Open Source Funding Crisis Deepens as Vuetify and FakerJS Sound the Alarm
Maintainers say the model where funding is optional but work is constant leads inevitably to burnout and abandonment
The pattern is now grimly familiar: a project becomes popular, gains millions of users, companies quietly depend on it, and maintainers keep it alive in their spare time until funding either stagnates or disappears entirely. Vuetify is the latest example, but the same story has played out across frontend, backend, tooling, and infrastructure projects.
The FakerJS maintainer argues that the core problem is structural. Funding is treated as optional — optional for companies using the software, optional for individual users, optional for the ecosystem as a whole. But the work itself is not optional. Maintainers still need to review pull requests, triage issues, fix security vulnerabilities, keep dependencies updated, and make stable releases.

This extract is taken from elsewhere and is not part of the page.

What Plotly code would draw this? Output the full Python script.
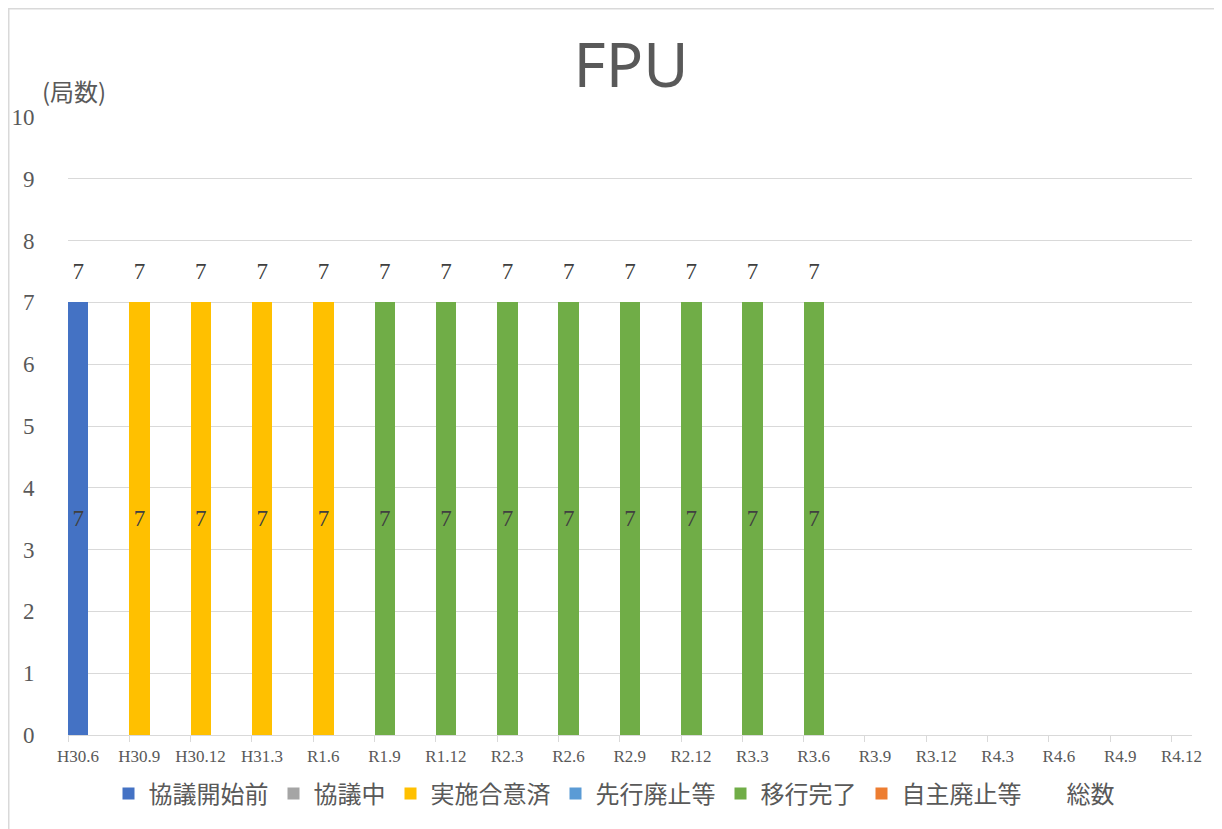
import plotly.graph_objects as go

categories = ["H30.6", "H30.9", "H30.12", "H31.3", "R1.6", "R1.9", "R1.12", "R2.3", "R2.6",
              "R2.9", "R2.12", "R3.3", "R3.6", "R3.9", "R3.12", "R4.3", "R4.6", "R4.9", "R4.12"]
N = None
before_talks = [7, N, N, N, N, N, N, N, N, N, N, N, N, N, N, N, N, N, N]       # 協議開始前
in_talks = [N] * 19                                                              # 協議中
agreed = [N, 7, 7, 7, 7, N, N, N, N, N, N, N, N, N, N, N, N, N, N]             # 実施合意済
early_abolish = [N] * 19                                                         # 先行廃止等
migrated = [N, N, N, N, N, 7, 7, 7, 7, 7, 7, 7, 7, N, N, N, N, N, N]          # 移行完了
self_abolish = [N] * 19                                                          # 自主廃止等
totals = [7, 7, 7, 7, 7, 7, 7, 7, 7, 7, 7, 7, 7, N, N, N, N, N, N]             # 総数
y_ticks = [0, 1, 2, 3, 4, 5, 6, 7, 8, 9, 10]

series = [
    ("協議開始前", before_talks, "#4472C4"),
    ("協議中", in_talks, "#A5A5A5"),
    ("実施合意済", agreed, "#FFC000"),
    ("先行廃止等", early_abolish, "#5B9BD5"),
    ("移行完了", migrated, "#70AD47"),
    ("自主廃止等", self_abolish, "#ED7D31"),
]

# geometry (figure pixels; page body adds an 8px offset)
W, H = 1214, 821
L, R, T, B = 60, 1184, 109, 727
px_per_cat = 61.33
bar_px = 20.5
bar_w = bar_px / px_per_cat
x_max = 18 + bar_w
idx = list(range(len(categories)))
xpos = [i + bar_w / 2 for i in idx]

def px_x(p):
    return (p - L) / (R - L)

def px_y(p):
    return (B - p) / (B - T)

serif = "Liberation Serif, Times New Roman, serif"
cjk = "Noto Sans CJK JP, Noto Sans, sans-serif"

fig = go.Figure()
for name, vals, col in series:
    fig.add_trace(go.Bar(
        x=xpos, y=vals, name=name, width=bar_w,
        marker=dict(color=col, line=dict(width=0)),
        text=[("%d" % v) if v else "" for v in vals],
        textposition="inside", insidetextanchor="middle", textangle=0,
        textfont=dict(family=serif, size=23, color="#404040"),
        cliponaxis=False,
    ))

fig.add_trace(go.Scatter(
    x=xpos, y=totals, name="総数", mode="markers+text",
    marker=dict(size=26, color="rgba(0,0,0,0)"),
    text=[("%d" % v) if v else "" for v in totals],
    textposition="top center",
    textfont=dict(family=serif, size=23, color="#404040"),
    cliponaxis=False,
))

fig.update_layout(
    width=W, height=H,
    margin=dict(l=L, r=W - R, t=T, b=H - B, autoexpand=False),
    paper_bgcolor="white", plot_bgcolor="white",
    barmode="stack",
    showlegend=True,
    title=dict(text="FPU", x=623 / W, xanchor="center", y=1 - 57 / H, yanchor="middle",
               font=dict(family="Noto Sans, sans-serif", size=62, color="#595959")),
    xaxis=dict(range=[0, x_max], tickmode="array", tickvals=idx, ticktext=categories,
               ticklabelshift=10,
               showgrid=False, zeroline=False, showline=True, linecolor="#d9d9d9", linewidth=1,
               ticks="outside", ticklen=6, tickcolor="#d9d9d9",
               tickfont=dict(family=serif, size=17, color="#595959"), tickangle=0),
    yaxis=dict(range=[0, 10], tickmode="array", tickvals=y_ticks,
               showgrid=True, gridcolor="#d9d9d9", gridwidth=1, zeroline=False, showline=False,
               ticks="outside", ticklen=28, tickcolor="rgba(0,0,0,0)",
               tickfont=dict(family=serif, size=23, color="#595959")),
    legend=dict(orientation="h", x=px_x(606), xanchor="center", y=px_y(786), yanchor="middle",
                font=dict(family=cjk, size=24, color="#595959"), traceorder="normal",
                itemwidth=30, tracegroupgap=0, bgcolor="rgba(0,0,0,0)"),
    annotations=[dict(text="(局数)", xref="paper", yref="paper", x=px_x(32), y=px_y(83),
                      xanchor="left", yanchor="middle", showarrow=False,
                      font=dict(family=cjk, size=24, color="#595959"))],
    shapes=[dict(type="rect", xref="paper", yref="paper",
                 x0=px_x(0.5), x1=px_x(1209), y0=px_y(850), y1=px_y(0.5),
                 line=dict(color="#d9d9d9", width=2), fillcolor="rgba(0,0,0,0)", layer="below")],
)

fig.write_html("out.html")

When funding is optional but work is constant, the result is predictable: burnout, abandonment, or stagnation. The maintainer notes that relying purely on donations, sponsorships, or platforms like Open Collective has proven insufficient for most projects that lack the profile of something like Linux or PostgreSQL.
Analysis
Why This Matters
Open source software underpins virtually all modern software development. When critical libraries go unmaintained, the entire ecosystem suffers — as dramatically demonstrated by incidents like the left-pad debacle and the Log4j vulnerability.
Background
FakerJS itself was at the centre of one of the most dramatic OSS incidents in recent years when its original creator deliberately sabotaged the library in protest over the same funding issues. The library was forked and rebuilt by the community, but the underlying economics have not changed.
Key Perspectives
Some argue that companies should be legally required to fund the open source they depend on, similar to how they pay for commercial software licences. Others believe the solution lies in dual-licensing or open-core models. Neither has proven to be a silver bullet.
What to Watch
Whether any major tech companies respond to this latest round of alarm-sounding with concrete funding commitments, and whether new models like Tidelift or StackAid gain traction as alternatives to voluntary donations.